Are there limitations to a USPAB authorization once issued by DDTC?
Yes. As the guidance explains, a USPAB authorization permits the applicant to provide the defense services listed in the authorization only, as defined in ITAR Section 120.32(a)(1) and (3). To the extent an export of a defense article or technical data is required, the applicant must make a separate license application to DDTC. In addition, the applicant may only provide defense services to the foreign nationals identified in the final authorization. Finally, the responsibility lies with the applicant to share his or her USPAB authorization with a foreign employer or third party to whom the defense services will be provided.
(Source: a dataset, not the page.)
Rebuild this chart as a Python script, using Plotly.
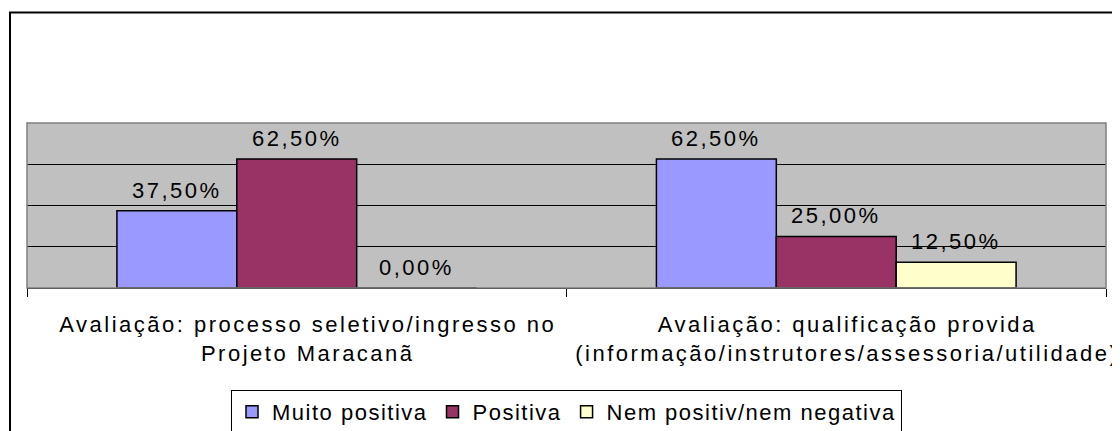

Navigating the constraints of the ITAR can be complex for even the most experienced practitioner, but the issuance of updated USPAB guidance and templates is designed to assist a growing number of USPABs applying for permission to provide defense services to foreign nationals abroad with the authorization process. In conjunction with updated Frequently Asked Questions (“FAQs”), the new guidelines should serve to streamline the overall process, and allow for the more expeditious processing and issuance of USPAB authorizations. Of course, when in doubt, individuals new to the trade compliance field should engage competent counsel with questions in relation to both the ITAR and the USPAB authorization process.